We are all surrounded and penetrated by information systems; social software such as blogs and wikis are not the only players. Large integrated systems have smoothed out inefficiencies and anomalies in workflows and business performance reporting. Increasingly applications that were called groupware in the mid-90’s have morphed into collaborative systems that incorporate much of the sociality and networking afforded by blogs and blogging … and more and more of an enterprise’s connection to, relationship with and learning from customers is enabled by dynamic interactive web presence. Web sites everywhere are increasingly being transformed from corporate brochures with HTML-based registration forms (to get some info back) into spaces where customers can and will have their say
I think it’s inevitable that business as a domain of human activity will have to continue along this transformational path … the Web’s not going away, software is getting cheaper, more powerful, more integrated, easier-to-use, and the people who are really comfortable with an interconnected and increasingly transparent world are the ones who are now filling the work requirements that baby boomers are increasingly leaving or being made to vacate.
We are on our way to a set of conditions where business (and most other organizations) will have to ask themselves how they want to respond to this principle
a dynamic two-way flow of power and authority based on knowledge, trust, credibility and a focus on results, enabled by interconnected people and technology
when developing strategy or taking decisions for a constantly-more-interactive market that’s being driven by opinions, desires, needs and requirements that are coming at them from every-which-way.
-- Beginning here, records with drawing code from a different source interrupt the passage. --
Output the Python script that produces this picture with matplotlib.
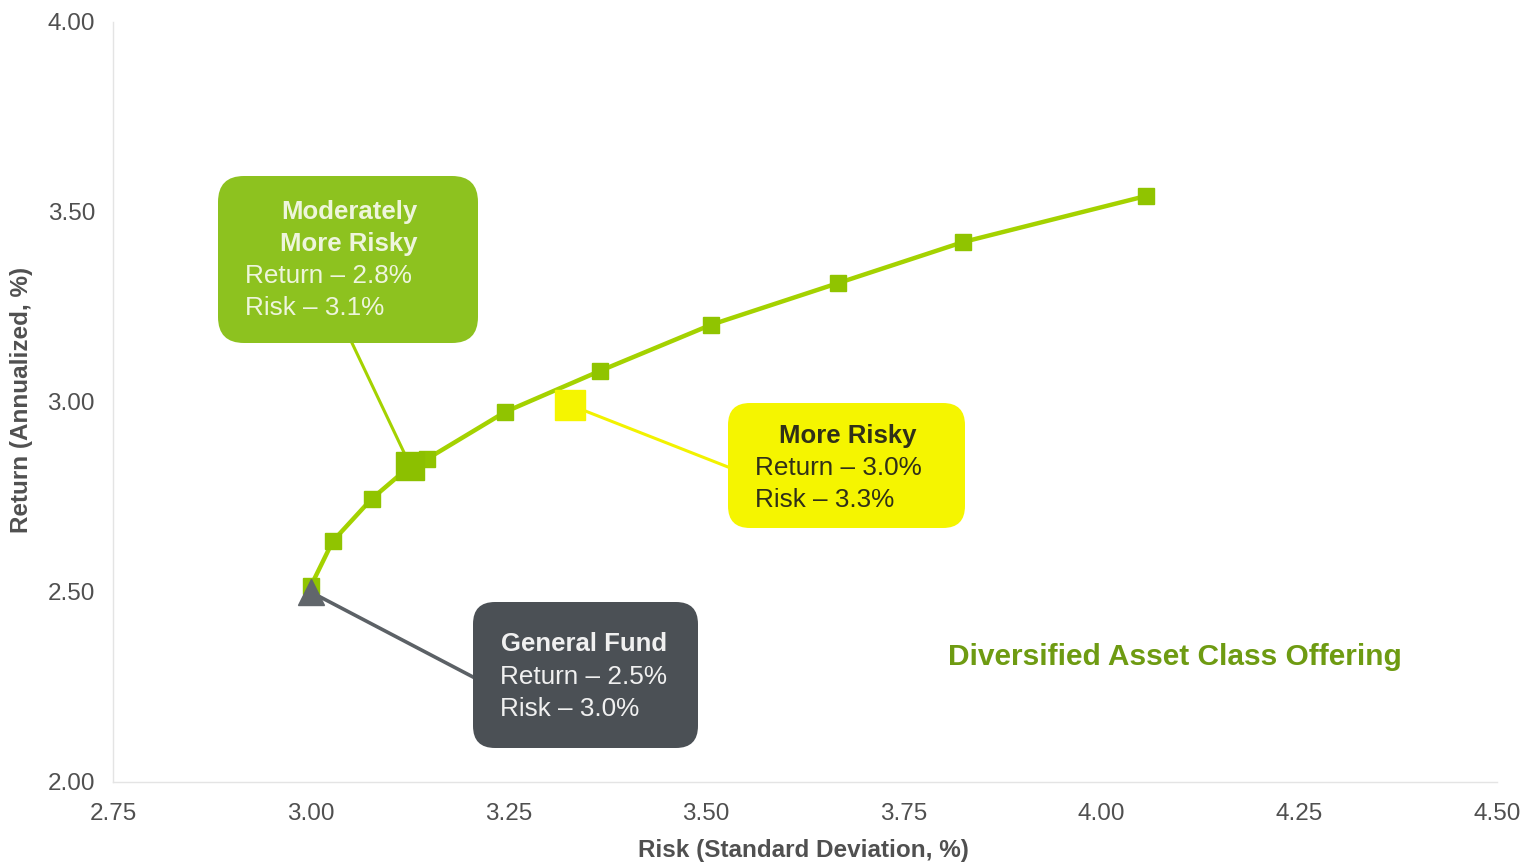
import matplotlib
matplotlib.use("Agg")
import matplotlib.pyplot as plt
from matplotlib.patches import FancyBboxPatch

plt.rcParams['font.family'] = ['Liberation Sans', 'DejaVu Sans']

# ---- data ----
frontier_risk = [3.00, 3.028, 3.077, 3.126, 3.147, 3.246, 3.366, 3.506, 3.667, 3.825, 4.056]
frontier_return = [2.515, 2.634, 2.745, 2.832, 2.850, 2.974, 3.082, 3.203, 3.313, 3.421, 3.542]

general_fund = (3.00, 2.50)
moderately_risky = (3.126, 2.832)
more_risky = (3.328, 2.992)

x_ticks = [2.75, 3.00, 3.25, 3.50, 3.75, 4.00, 4.25, 4.50]
y_ticks = [2.00, 2.50, 3.00, 3.50, 4.00]

W, H = 1526, 865
fig = plt.figure(figsize=(W / 100, H / 100), dpi=100)
ax = fig.add_axes([113 / W, 1 - 782 / H, (1497 - 113) / W, (782 - 22) / H])
ax.set_xlim(2.75, 4.50)
ax.set_ylim(2.00, 4.00)

def P(px, py):
    """pixel position (image coords) -> data coords (layout helper)"""
    x = 2.75 + (px - 113) / (1384 / 1.75)
    y = 2.00 + (782 - py) / (760 / 2.0)
    return x, y

line_green = '#a4d200'
marker_green = '#90c400'

# leader lines
x0, y0 = P(352, 343)
ax.plot([x0, moderately_risky[0]], [y0, moderately_risky[1]], color='#a4d200', lw=2.2, zorder=2)
x1, y1 = P(728, 467)
ax.plot([more_risky[0], x1], [more_risky[1], y1], color='#f2f200', lw=2.2, zorder=2)
x2, y2 = P(473, 677)
ax.plot([general_fund[0], x2], [general_fund[1], y2], color='#5c6166', lw=2.6, zorder=2)

# frontier
ax.plot(frontier_risk, frontier_return, color=line_green, lw=3.2, marker='s',
        markersize=12, markerfacecolor=marker_green, markeredgecolor=marker_green, zorder=3)

# highlighted points
ax.plot([moderately_risky[0]], [moderately_risky[1]], marker='s', markersize=20,
        color='#8cc000', zorder=4)
ax.plot([more_risky[0]], [more_risky[1]], marker='s', markersize=22,
        color='#f5f500', zorder=4)
ax.plot([general_fund[0]], [general_fund[1]], marker='^', markersize=19,
        color='#61666b', zorder=5)

# boxes
aspect = (1384 / 1.75) / (760 / 2.0)

def box(px0, py0, px1, py1, color, rad):
    xa, ya = P(px0, py1)
    xb, yb = P(px1, py0)
    r = rad / (1384 / 1.75)
    p = FancyBboxPatch((xa, ya), xb - xa, yb - ya,
                       boxstyle=f"round,pad=0,rounding_size={r}",
                       mutation_aspect=aspect, facecolor=color, edgecolor='none', zorder=6)
    ax.add_patch(p)

box(218, 176, 478, 343, '#8dc21f', 26)
box(728, 403, 965, 528, '#f5f500', 22)
box(473, 602, 698, 748, '#4b5055', 22)

def txt(px, py, s, color, bold=False, ha='left', size=18):
    x, y = P(px, py)
    ax.text(x, y, s, color=color, fontsize=size, fontweight='bold' if bold else 'normal',
            ha=ha, va='center', zorder=7)

hs, bs = 18.5, 18.8
light = '#eef5dc'
txt(349, 212, 'Moderately', light, bold=True, ha='center', size=hs)
txt(349, 244, 'More Risky', light, bold=True, ha='center', size=hs)
txt(245, 276, 'Return – 2.8%', light, size=bs)
txt(245, 308, 'Risk – 3.1%', light, size=bs)

dark = '#303018'
txt(848, 436, 'More Risky', dark, bold=True, ha='center', size=hs)
txt(755, 468, 'Return – 3.0%', dark, size=bs)
txt(755, 500, 'Risk – 3.3%', dark, size=bs)

white = '#f0f0f0'
txt(501, 644, 'General Fund', white, bold=True, size=hs)
txt(500, 677, 'Return – 2.5%', white, size=bs)
txt(500, 709, 'Risk – 3.0%', white, size=bs)

txt(948, 657, 'Diversified Asset Class Offering', '#6e9b12', bold=True, size=21.5)

# axes styling
for s in ['top', 'right']:
    ax.spines[s].set_visible(False)
for s in ['left', 'bottom']:
    ax.spines[s].set_color('#e4e4e4')
    ax.spines[s].set_linewidth(1.0)
ax.set_xticks(x_ticks)
ax.set_yticks(y_ticks)
ax.set_xticklabels([f"{v:.2f}" for v in x_ticks])
ax.set_yticklabels([f"{v:.2f}" for v in y_ticks])
ax.tick_params(axis='both', length=0, labelsize=17.5, labelcolor='#505050')
ax.tick_params(axis='x', pad=15)
ax.tick_params(axis='y', pad=13)

fig.text(803 / W, 1 - 850 / H, 'Risk (Standard Deviation, %)', ha='center', va='center',
         fontsize=17.5, fontweight='bold', color='#505050')
fig.text(22 / W, 1 - 400 / H, 'Return (Annualized, %)', ha='center', va='center',
         rotation=90, fontsize=17.5, fontweight='bold', color='#505050')

fig.savefig('out.png', dpi=100)
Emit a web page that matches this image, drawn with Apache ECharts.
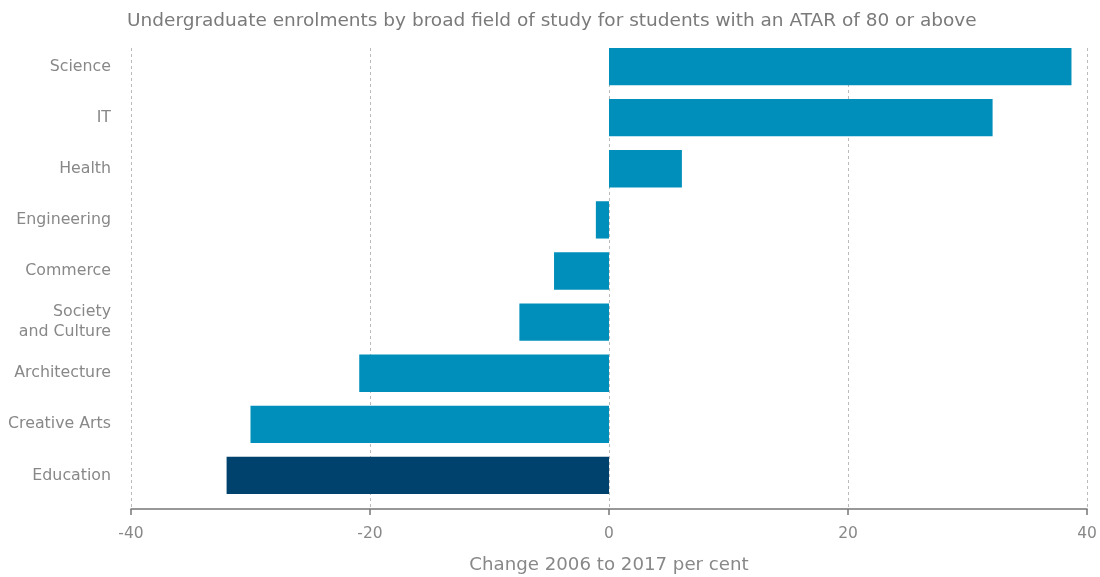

Many organizations may experience their very own link-driven experiences as confronting complexity or flirting with chaos, which is where the fundamental thinking on how to respond to organisational complexity developed by Dave Snowden will come into play (and I do mean "fundamental").
I’m imagining that this blog post will come across to some or many readers as a whine or a rant (a whant ? a rhine ?) as i’m pretty sure it will come across as me saying some version of WTF ?
5 years or so ago I accepted pushback from friends and colleagues who said "sounds intriguing, but so what ?" and took it as a challenge. Since then, I believe that I can find many examples of responses to "so what" that I’ve blogged over those five years.
Yet, in 2007 here we are with the See-Through CEO, Enterprise 2.0 and Don Tapscott’s 7-article series in the Globe and Mail, he’s on a book seminar road show, the publisher of Backbone Magazine (whom I urged to start blogging three years ago) called Don’s ideas "revolutionary" in a letter to me 😉 and just invited Don to write a central article for the magazine. To be fair, he had a writer interview me and mention wirearchy in July 2004 in a short article titled Is Collaboration the Next Big Thing ?
I have clearly been ineffective at getting my thoughts out and/or packaging them in ways that garner some of the attention and even just 10 or 20% of the fees 😉 It’s not for lack of trying. No doubt I have been trying too hard. I think I’ll stop.